* [Information shown]:
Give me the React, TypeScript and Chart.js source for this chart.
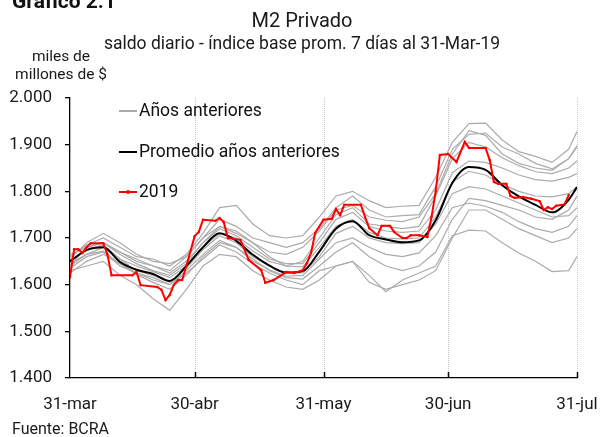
import { useEffect, useRef } from 'react';
import { Chart, registerables } from 'chart.js';

Chart.register(...registerables);

// ---- Data ----
const xTickDays = [0, 30, 61, 91, 122];
const xTickLabels = ['31-mar', '30-abr', '31-may', '30-jun', '31-jul'];
const yMin = 1400;
const yMax = 2000;
const yStep = 100;

// day offsets from 31-mar for the previous-years series and their average
const sampleDays = [0, 4, 8, 12, 16, 20, 24, 28, 32, 36, 40, 44, 48, 52, 56, 60, 64, 68, 72, 76, 80, 84, 88, 92, 96, 100, 104, 108, 112, 116, 120, 122];

const avgValues = [1650, 1674, 1680, 1649, 1632, 1623, 1608, 1640, 1680, 1710, 1694, 1664, 1641, 1626, 1629, 1671, 1720, 1736, 1706, 1697, 1691, 1695, 1738, 1818, 1852, 1846, 1813, 1789, 1771, 1755, 1782, 1809];

const prev1 = [1660, 1685, 1700, 1680, 1660, 1655, 1640, 1665, 1710, 1765, 1770, 1730, 1705, 1700, 1705, 1745, 1790, 1800, 1780, 1765, 1768, 1770, 1830, 1905, 1945, 1946, 1910, 1885, 1875, 1862, 1890, 1928];
const prev2 = [1655, 1690, 1710, 1690, 1665, 1650, 1645, 1660, 1700, 1740, 1725, 1700, 1690, 1680, 1690, 1720, 1765, 1790, 1760, 1745, 1748, 1750, 1810, 1890, 1922, 1925, 1895, 1880, 1860, 1848, 1870, 1898];
const prev3 = [1640, 1680, 1690, 1670, 1655, 1640, 1625, 1650, 1690, 1725, 1715, 1690, 1660, 1640, 1650, 1700, 1750, 1765, 1730, 1725, 1720, 1725, 1790, 1870, 1905, 1895, 1872, 1855, 1842, 1838, 1850, 1865];
const prev4 = [1665, 1680, 1690, 1665, 1645, 1630, 1620, 1645, 1690, 1720, 1705, 1680, 1655, 1645, 1645, 1690, 1740, 1755, 1725, 1715, 1712, 1715, 1760, 1840, 1865, 1862, 1850, 1835, 1825, 1822, 1830, 1838];
const prev5 = [1650, 1675, 1685, 1655, 1640, 1628, 1615, 1640, 1680, 1710, 1700, 1672, 1650, 1640, 1638, 1680, 1725, 1740, 1712, 1700, 1698, 1700, 1745, 1820, 1843, 1835, 1815, 1800, 1790, 1788, 1795, 1810];
const prev6 = [1645, 1665, 1680, 1655, 1630, 1620, 1605, 1635, 1675, 1705, 1690, 1660, 1640, 1625, 1625, 1660, 1710, 1725, 1700, 1690, 1688, 1690, 1730, 1795, 1810, 1805, 1790, 1775, 1760, 1745, 1748, 1765];
const prev7 = [1635, 1660, 1670, 1640, 1625, 1615, 1600, 1630, 1665, 1695, 1680, 1650, 1632, 1618, 1620, 1655, 1690, 1700, 1680, 1665, 1660, 1668, 1705, 1765, 1775, 1768, 1755, 1735, 1720, 1712, 1725, 1748];
const prev8 = [1625, 1650, 1665, 1645, 1625, 1610, 1600, 1625, 1655, 1685, 1670, 1645, 1625, 1610, 1600, 1630, 1640, 1650, 1620, 1585, 1610, 1625, 1640, 1705, 1717, 1715, 1690, 1668, 1650, 1628, 1630, 1660];
const prev9 = [1630, 1640, 1650, 1620, 1600, 1570, 1545, 1590, 1640, 1665, 1660, 1630, 1610, 1595, 1590, 1610, 1640, 1650, 1605, 1590, 1600, 1610, 1630, 1700, 1760, 1760, 1740, 1720, 1705, 1690, 1700, 1720];
const prev10 = [1660, 1685, 1690, 1670, 1650, 1640, 1630, 1660, 1700, 1725, 1710, 1690, 1670, 1665, 1680, 1715, 1760, 1770, 1745, 1738, 1735, 1745, 1795, 1880, 1930, 1920, 1880, 1860, 1850, 1845, 1870, 1895];
const prev11 = [1640, 1665, 1672, 1645, 1622, 1605, 1590, 1620, 1660, 1690, 1680, 1655, 1630, 1615, 1612, 1640, 1670, 1690, 1660, 1640, 1630, 1640, 1670, 1740, 1785, 1780, 1770, 1760, 1745, 1740, 1760, 1790];

const prevYears = [prev1, prev2, prev3, prev4, prev5, prev6, prev7, prev8, prev9, prev10, prev11];

const redDays = [0, 1, 2, 3, 4, 5, 8, 9, 10, 15, 16, 17, 21, 22, 23, 24, 25, 26, 27, 28, 30, 31, 32, 35, 36, 37, 38, 41, 43, 46, 47, 49, 52, 54, 56, 57, 58, 59, 61, 63, 64, 65, 66, 70, 71, 72, 74, 75, 77, 78, 80, 81, 82, 84, 86, 87, 88, 89, 91, 93, 95, 96, 100, 101, 102, 103, 105, 106, 107, 109, 111, 113, 114, 115, 116, 117, 119, 120];
const redValues = [1616, 1676, 1676, 1668, 1680, 1689, 1689, 1665, 1620, 1620, 1627, 1599, 1595, 1589, 1567, 1578, 1600, 1610, 1610, 1640, 1704, 1713, 1739, 1737, 1743, 1734, 1700, 1696, 1653, 1631, 1604, 1610, 1627, 1625, 1631, 1646, 1668, 1711, 1739, 1741, 1762, 1749, 1771, 1771, 1745, 1721, 1706, 1726, 1726, 1713, 1700, 1700, 1706, 1706, 1702, 1745, 1800, 1878, 1880, 1863, 1906, 1893, 1893, 1867, 1820, 1816, 1816, 1790, 1786, 1788, 1784, 1779, 1760, 1766, 1762, 1769, 1772, 1792];

// ---- Styling ----
const GRAY = '#ababab';
const BLACK = '#000000';
const RED = '#ff0000';
const FONT = 'Roboto, "Noto Sans", sans-serif';

const pair = (days: number[], vals: number[]) => days.map((d, i) => ({ x: d, y: vals[i] }));

const fmt = (v: number) => {
  const n = Math.round(v);
  const th = Math.floor(n / 1000);
  const rest = String(n % 1000).padStart(3, '0');
  return `${th}.${rest}`;
};

const decorPlugin = {
  id: 'decor',
  beforeDatasetsDraw(chart: any) {
    const { ctx, chartArea, scales } = chart;
    const xs = scales.x;
    ctx.save();
    ctx.strokeStyle = '#c4c4c4';
    ctx.lineWidth = 1;
    ctx.setLineDash([1, 1]);
    xTickDays.forEach((d) => {
      if (d === 0) return;
      const px = Math.round(xs.getPixelForValue(d)) + 0.5;
      ctx.beginPath();
      ctx.moveTo(px, chartArea.top);
      ctx.lineTo(px, chartArea.bottom);
      ctx.stroke();
    });
    ctx.restore();
  },
  afterDraw(chart: any) {
    const { ctx, chartArea, scales } = chart;
    const xs = scales.x;
    ctx.save();
    ctx.strokeStyle = '#000';
    ctx.lineWidth = 1.5;
    xTickDays.forEach((d) => {
      if (d === 0) return;
      const px = Math.round(xs.getPixelForValue(d)) + 0.5;
      ctx.beginPath();
      ctx.moveTo(px, chartArea.bottom);
      ctx.lineTo(px, chartArea.bottom - 6);
      ctx.stroke();
    });
    ctx.restore();
  },
};

function M2Chart() {
  const ref = useRef<HTMLCanvasElement | null>(null);

  useEffect(() => {
    if (!ref.current) return;
    const datasets: any[] = [
      {
        label: '2019',
        data: pair(redDays, redValues),
        borderColor: RED,
        backgroundColor: RED,
        borderWidth: 2,
        pointRadius: 1.2,
        pointBorderWidth: 0,
        pointBackgroundColor: RED,
        tension: 0,
        order: 0,
      },
      {
        label: 'Promedio años anteriores',
        data: pair(sampleDays, avgValues),
        borderColor: BLACK,
        borderWidth: 2,
        pointRadius: 0,
        cubicInterpolationMode: 'monotone',
        order: 1,
      },
      ...prevYears.map((vals, i) => ({
        label: i === 0 ? 'Años anteriores' : `Años anteriores ${i + 1}`,
        data: pair(sampleDays, vals),
        borderColor: GRAY,
        borderWidth: 1.2,
        pointRadius: 0,
        tension: 0,
        order: 2,
      })),
    ];

    const chart = new Chart(ref.current, {
      type: 'line',
      data: { datasets },
      plugins: [decorPlugin],
      options: {
        animation: false,
        responsive: false,
        maintainAspectRatio: false,
        devicePixelRatio: 1,
        layout: { padding: { top: 98, right: 23, left: 0, bottom: 0 } },
        plugins: {
          legend: { display: false },
          tooltip: { enabled: false },
          title: { display: false },
        },
        scales: {
          x: {
            type: 'linear',
            min: 0,
            max: 122,
            afterBuildTicks: (scale: any) => {
              scale.ticks = xTickDays.map((v) => ({ value: v }));
            },
            afterFit: (scale: any) => {
              scale.height = 59;
              scale.paddingLeft = 0;
              scale.paddingRight = 0;
            },
            grid: { display: false },
            border: { display: true, color: '#000', width: 1.3 },
            ticks: {
              autoSkip: false,
              maxRotation: 0,
              padding: 9,
              color: '#1a1a1a',
              font: { family: FONT, size: 17 },
              callback: (v: any) => {
                const i = xTickDays.indexOf(Number(v));
                return i >= 0 ? xTickLabels[i] : '';
              },
            },
          },
          y: {
            min: yMin,
            max: yMax,
            afterFit: (scale: any) => {
              scale.width = 70;
              scale.paddingTop = 0;
              scale.paddingBottom = 0;
            },
            grid: {
              display: true,
              drawOnChartArea: false,
              drawTicks: true,
              tickLength: 5,
              color: '#000',
              lineWidth: 1.3,
            },
            border: { display: true, color: '#000', width: 1.3 },
            ticks: {
              stepSize: yStep,
              padding: 13,
              color: '#1a1a1a',
              font: { family: FONT, size: 17 },
              callback: (v: any) => fmt(Number(v)),
            },
          },
        },
      } as any,
    });
    return () => chart.destroy();
  }, []);

  return <canvas ref={ref} width={600} height={437} style={{ position: 'absolute', left: 0, top: 0, width: 600, height: 437 }} />;
}

const txt = (extra: any) => ({
  position: 'absolute' as const,
  fontFamily: FONT,
  color: '#1a1a1a',
  lineHeight: 1,
  whiteSpace: 'nowrap' as const,
  ...extra,
});

function LegendRow({ top, color, label, dot }: { top: number; color: string; label: string; dot?: boolean }) {
  return (
    <>
      <div style={{ position: 'absolute', left: 119, top: top - 1, width: 18, height: 2, background: color }} />
      {dot && <div style={{ position: 'absolute', left: 126, top: top - 2, width: 4, height: 4, borderRadius: 2, background: color }} />}
      <div style={txt({ left: 139, top: top, transform: 'translateY(-50%)', fontSize: 17.5, color: '#111' })}>{label}</div>
    </>
  );
}

export default function App() {
  return (
    <div style={{ position: 'absolute', left: 0, top: 0, width: 600, height: 437, overflow: 'hidden', background: '#fff' }}>
      <M2Chart />
      <div style={txt({ left: 12, top: -9, fontSize: 21, fontWeight: 700, color: '#111' })}>Gráfico 2.1</div>
      <div style={txt({ left: 302, top: 20, transform: 'translate(-50%,-50%)', fontSize: 20 })}>M2 Privado</div>
      <div style={txt({ left: 302, top: 44, transform: 'translate(-50%,-50%)', fontSize: 17.5 })}>saldo diario - índice base prom. 7 días al 31-Mar-19</div>
      <div style={txt({ left: 61, top: 57, transform: 'translate(-50%,-50%)', fontSize: 15.5 })}>miles de</div>
      <div style={txt({ left: 61, top: 75, transform: 'translate(-50%,-50%)', fontSize: 15.5 })}>millones de $</div>
      <LegendRow top={111} color={GRAY} label="Años anteriores" />
      <LegendRow top={152} color={BLACK} label="Promedio años anteriores" />
      <LegendRow top={192} color={RED} label="2019" dot />
      <div style={txt({ left: 12, top: 429, transform: 'translateY(-50%)', fontSize: 16 })}>Fuente: BCRA</div>
    </div>
  );
}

* [Aim]: Return only the lines running from the top of the data to the line that holds "1755, 1782, 1809];". Include both of those lines, but skip the pictures.

* [Completed exercise]:
Give me the React, TypeScript and Chart.js source for this chart.
import { useEffect, useRef } from 'react';
import { Chart, registerables } from 'chart.js';

Chart.register(...registerables);

// ---- Data ----
const xTickDays = [0, 30, 61, 91, 122];
const xTickLabels = ['31-mar', '30-abr', '31-may', '30-jun', '31-jul'];
const yMin = 1400;
const yMax = 2000;
const yStep = 100;

// day offsets from 31-mar for the previous-years series and their average
const sampleDays = [0, 4, 8, 12, 16, 20, 24, 28, 32, 36, 40, 44, 48, 52, 56, 60, 64, 68, 72, 76, 80, 84, 88, 92, 96, 100, 104, 108, 112, 116, 120, 122];

const avgValues = [1650, 1674, 1680, 1649, 1632, 1623, 1608, 1640, 1680, 1710, 1694, 1664, 1641, 1626, 1629, 1671, 1720, 1736, 1706, 1697, 1691, 1695, 1738, 1818, 1852, 1846, 1813, 1789, 1771, 1755, 1782, 1809];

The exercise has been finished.